Nelson Pereira tem 35 anos e está a preparar a entrada da Top Docs nos EUA. Ao Observador, conta que escolheu o mercado norte-americano porque é lá que se encontra a grande fatia dos utilizadores da plataforma multi cloud que desenvolveu – e que permite que pessoas que estejam a trabalhar em clouds (nuvens) diferentes, como a Dropbox ou o Google Drive, possam trabalhar juntas e partilhar pastas e documentos, eliminado as barreiras de conversão de documentos.
Conta que 45% dos utilizadores da plataforma são norte-americanos (os outros 55% estão espalhados por diversos países do mundo) e que agora quer aumentar este crescimento orgânico. “Achamos que a nossa plataforma tem potencial para chegar às massas, mas não é fácil crescer num mercado tão saturado como o norte-americano, onde a concorrência é muito elevada.

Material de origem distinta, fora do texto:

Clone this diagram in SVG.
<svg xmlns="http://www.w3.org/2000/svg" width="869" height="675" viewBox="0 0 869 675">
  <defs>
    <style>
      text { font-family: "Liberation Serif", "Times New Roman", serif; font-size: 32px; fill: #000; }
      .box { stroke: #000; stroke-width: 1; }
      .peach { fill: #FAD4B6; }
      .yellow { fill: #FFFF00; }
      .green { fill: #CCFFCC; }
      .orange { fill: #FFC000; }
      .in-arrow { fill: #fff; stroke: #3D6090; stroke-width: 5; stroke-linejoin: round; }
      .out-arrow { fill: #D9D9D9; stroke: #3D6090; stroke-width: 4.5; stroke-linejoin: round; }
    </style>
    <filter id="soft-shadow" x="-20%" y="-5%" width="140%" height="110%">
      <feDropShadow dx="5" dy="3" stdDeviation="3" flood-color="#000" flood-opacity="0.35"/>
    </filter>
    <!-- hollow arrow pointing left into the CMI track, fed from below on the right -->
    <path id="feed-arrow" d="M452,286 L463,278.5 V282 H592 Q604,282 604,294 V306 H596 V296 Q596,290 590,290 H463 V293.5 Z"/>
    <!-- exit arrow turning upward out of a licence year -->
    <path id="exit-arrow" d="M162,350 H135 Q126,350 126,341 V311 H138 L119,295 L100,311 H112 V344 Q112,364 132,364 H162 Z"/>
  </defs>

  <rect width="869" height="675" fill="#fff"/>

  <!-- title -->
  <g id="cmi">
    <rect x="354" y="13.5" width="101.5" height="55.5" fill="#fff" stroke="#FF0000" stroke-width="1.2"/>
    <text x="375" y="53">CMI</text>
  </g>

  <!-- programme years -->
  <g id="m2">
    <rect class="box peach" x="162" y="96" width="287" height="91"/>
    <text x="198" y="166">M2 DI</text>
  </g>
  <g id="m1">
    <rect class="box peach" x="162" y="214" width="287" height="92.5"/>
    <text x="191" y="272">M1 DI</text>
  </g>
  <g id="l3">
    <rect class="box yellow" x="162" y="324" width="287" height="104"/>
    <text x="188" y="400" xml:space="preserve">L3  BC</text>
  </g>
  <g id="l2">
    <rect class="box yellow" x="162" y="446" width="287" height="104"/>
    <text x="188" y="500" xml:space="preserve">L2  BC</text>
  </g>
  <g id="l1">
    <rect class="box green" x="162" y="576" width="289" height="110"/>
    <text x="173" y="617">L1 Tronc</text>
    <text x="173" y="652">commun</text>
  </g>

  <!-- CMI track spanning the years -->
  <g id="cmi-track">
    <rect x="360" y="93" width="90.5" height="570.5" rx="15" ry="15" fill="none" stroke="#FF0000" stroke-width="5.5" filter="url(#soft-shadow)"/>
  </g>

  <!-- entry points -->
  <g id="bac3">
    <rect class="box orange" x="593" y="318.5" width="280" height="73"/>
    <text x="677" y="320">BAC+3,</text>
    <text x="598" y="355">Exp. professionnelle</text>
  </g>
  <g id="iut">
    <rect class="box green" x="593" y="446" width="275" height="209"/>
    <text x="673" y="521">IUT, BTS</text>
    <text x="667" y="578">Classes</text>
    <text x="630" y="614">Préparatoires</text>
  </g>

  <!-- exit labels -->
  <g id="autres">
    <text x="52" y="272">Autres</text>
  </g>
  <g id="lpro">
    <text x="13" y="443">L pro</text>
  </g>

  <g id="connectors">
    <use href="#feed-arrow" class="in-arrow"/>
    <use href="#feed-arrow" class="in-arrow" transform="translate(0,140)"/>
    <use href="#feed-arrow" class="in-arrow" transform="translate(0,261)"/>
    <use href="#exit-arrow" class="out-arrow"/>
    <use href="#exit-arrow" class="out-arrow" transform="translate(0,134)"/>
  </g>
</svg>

O nosso principal medo é não conseguirmos quebrar o ruído que já existe”, explica.
Focado em recolher feedback dos utilizadores do outro lado do oceano. Conta que não quer entrar no mercado norte-americano por ser “giro” ou estar “na moda”. “É o mercado onde organicamente crescemos mais e o nosso primeiro objetivo é abrir a empresa lá e contratar pessoas que nos ajudem a perceber o mercado norte-americano. O segundo é arranjar clientes empresariais”, revela.
Pedro Vieira diz que as pessoas ouvem falar cada vez mais em Portugal e que a mudança da Web Summit para Lisboa foi “uma chama no processo todo”. Admite que pensa voltar, mas com um projeto internacional e que tem sempre esta “ponte” em mentes – para trazer e levar pessoas do Oeste da Europa para o Oeste dos Estados Unidos.